Vander Heiden is facing 51 misdemeanor counts in the case.

“Unfortunately, the law prohibits us from extraditing someone back on misdemeanors,” Bolz said. “Our hope is at some point that Mr. Vander Heiden does come back and take responsibility for these actions, but at this point, he can be on the run for the rest of his life. It’s been my experience that by the time you want to apply for Social Security and things like that, they won’t allow you to have that if you have open warrants. At some point, it’ll catch up to him. I don’t know what kind of sentence he will get, but we will do what we feel is appropriate to hold him accountable. It won’t be a prison sentence because we don’t have that capability, but we will hold him accountable as well as what we did for Mr. Feavel.”

Feavel in court

Feavel and his attorney, Kate Frigo Drury, addressed the court.

“I would just like to apologize to the court,” Feavel said. “I made a poor choice and want to apologize for that.”

“What we have today are two actors, Travis and Eric,” Frigo Drury said. “This started out as a decision to put food on the table, but as Eric told me, it quickly morphed into something more than that, into an action that was fueled by greed. Travis was an individual who had a European mount business. Travis was the individual who went into the fields to harvest the deer. Travis was the individual who decided to leave some of the carcasses of the deer in the field.
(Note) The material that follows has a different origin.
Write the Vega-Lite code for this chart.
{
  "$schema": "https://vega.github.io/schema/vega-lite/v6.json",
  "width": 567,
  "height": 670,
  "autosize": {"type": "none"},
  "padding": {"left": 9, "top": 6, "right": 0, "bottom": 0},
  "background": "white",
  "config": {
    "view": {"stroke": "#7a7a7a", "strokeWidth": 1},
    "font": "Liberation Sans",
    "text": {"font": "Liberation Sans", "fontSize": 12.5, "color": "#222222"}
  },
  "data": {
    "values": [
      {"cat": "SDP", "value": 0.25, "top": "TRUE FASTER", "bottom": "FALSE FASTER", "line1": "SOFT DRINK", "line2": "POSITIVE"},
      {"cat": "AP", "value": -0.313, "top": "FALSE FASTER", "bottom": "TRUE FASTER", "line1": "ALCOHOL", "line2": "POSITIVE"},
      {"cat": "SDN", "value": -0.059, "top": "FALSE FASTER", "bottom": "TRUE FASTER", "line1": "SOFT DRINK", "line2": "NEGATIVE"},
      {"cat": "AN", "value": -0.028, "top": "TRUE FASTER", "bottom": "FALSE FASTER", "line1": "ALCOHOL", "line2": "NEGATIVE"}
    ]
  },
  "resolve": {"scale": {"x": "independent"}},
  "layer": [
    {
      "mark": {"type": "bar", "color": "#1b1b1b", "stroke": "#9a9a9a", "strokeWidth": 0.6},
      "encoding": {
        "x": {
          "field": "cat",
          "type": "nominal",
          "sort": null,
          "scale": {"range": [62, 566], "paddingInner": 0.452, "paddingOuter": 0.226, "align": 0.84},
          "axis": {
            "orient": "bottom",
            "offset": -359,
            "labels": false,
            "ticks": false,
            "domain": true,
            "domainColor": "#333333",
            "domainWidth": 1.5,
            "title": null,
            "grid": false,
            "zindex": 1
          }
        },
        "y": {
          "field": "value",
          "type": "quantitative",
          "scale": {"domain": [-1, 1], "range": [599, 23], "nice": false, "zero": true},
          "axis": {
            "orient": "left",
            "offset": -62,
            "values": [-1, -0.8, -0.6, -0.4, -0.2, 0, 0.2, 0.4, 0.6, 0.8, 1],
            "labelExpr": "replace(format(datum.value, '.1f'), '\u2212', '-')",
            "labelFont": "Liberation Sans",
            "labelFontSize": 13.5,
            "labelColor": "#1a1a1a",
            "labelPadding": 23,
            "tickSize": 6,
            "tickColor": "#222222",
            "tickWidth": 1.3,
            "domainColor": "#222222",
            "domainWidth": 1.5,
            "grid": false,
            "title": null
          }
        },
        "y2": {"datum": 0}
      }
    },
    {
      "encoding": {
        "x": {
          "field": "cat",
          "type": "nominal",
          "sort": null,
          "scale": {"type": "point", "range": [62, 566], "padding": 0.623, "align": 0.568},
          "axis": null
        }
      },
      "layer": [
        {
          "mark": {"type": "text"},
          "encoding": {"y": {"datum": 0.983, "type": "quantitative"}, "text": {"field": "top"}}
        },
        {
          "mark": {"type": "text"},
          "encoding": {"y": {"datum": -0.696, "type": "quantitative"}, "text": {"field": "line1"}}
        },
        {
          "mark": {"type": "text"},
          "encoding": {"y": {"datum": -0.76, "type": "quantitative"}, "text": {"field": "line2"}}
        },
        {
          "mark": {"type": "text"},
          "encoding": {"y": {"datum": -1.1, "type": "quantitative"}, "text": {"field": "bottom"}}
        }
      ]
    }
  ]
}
“Eric is not hiding out in Texas refusing to take responsibility for the offenses that have occurred here,” she said. “Eric is sitting in front of you today understanding that what he did was wrong. He understands that not only will he have the court’s punishment today, he has the community’s punishment for what he did. The community is outraged and he knows that. He’s had Facebook messages from community members directed at him, directed at his mother. He is truly remorseful for allowing his greed to fuel these antisocial decisions that led him before the court today. Eric was extremely cooperative with the law enforcement investigation in this case. I think that also speaks to his character.”

“When someone is sentenced, there’s a fine option, a supervision option or incarceration,” Bolz said. “In this case, he got all three, so we’re happy with that. Unfortunately, that won’t bring the deer back and it won’t allow the time and effort that landowners put in to harvest these deer legally. Hopefully, it sends a message to those landowners as well as the hunting community that we need to take this serious and if you do go out and violate these hunting privileges, there’s going to be a stiff penalty.”